KEK: Okay, what did you think of your first year there?

DG: It was hard. And you have these stories that you’ve told too many times and I’ve told this story to new faculty people. One of the experienced faculty people at that time was George Frasier, the “Tiger,” because he was of the old style, interrogating people in class like Kingsfield, he was good at it, he really was. And I was one among many who thought he was a super teacher. One day in that first year I was down at the bottom of the stairs, I was coming back from class or going to class, and I ran into George and George said, “Well Dan, how’s it going?” And I said, “I think it’s going good but I never really feel like I’m fully prepared.” And George said, “Don’t worry about that, I’ve been doing this teaching work for ten years and I still feel that way.”
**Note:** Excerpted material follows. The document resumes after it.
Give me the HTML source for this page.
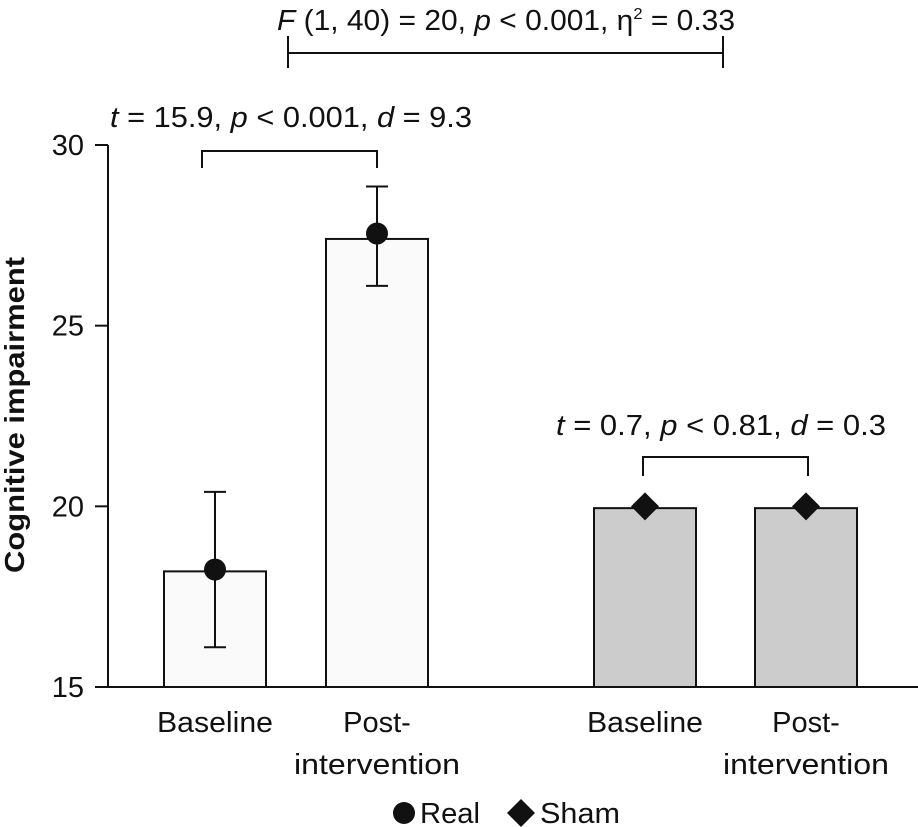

KEK: What was your reaction to that?

DG: It made me feel comfortable to just keep working at it, work hard, and do the best I could. There’s always more that you can do like when you’re writing an article, there’s always more that you can do, but you’ve got to cut it off somewhere. And, it’s still true with my teaching at age 75. This particular fall I’m doing some teaching at our continuing education center at OU that is for senior citizens, it’s called a Senior Seminar. I’ve never done that before. There are six sessions, each one is an hour and a half, and I finished the last one on Tuesday of this week. I do a handout for each session and I try to make sure the hour and a half is useful. But it’s my habit, which is not entirely pleasing to my wife, but I always have to cut off preparation, I’m never quite ready and I haven’t done all of the things that I want to do and I cut it off, and go and do the teaching. And so, I learned that from George Frasier, you never are really quite prepared.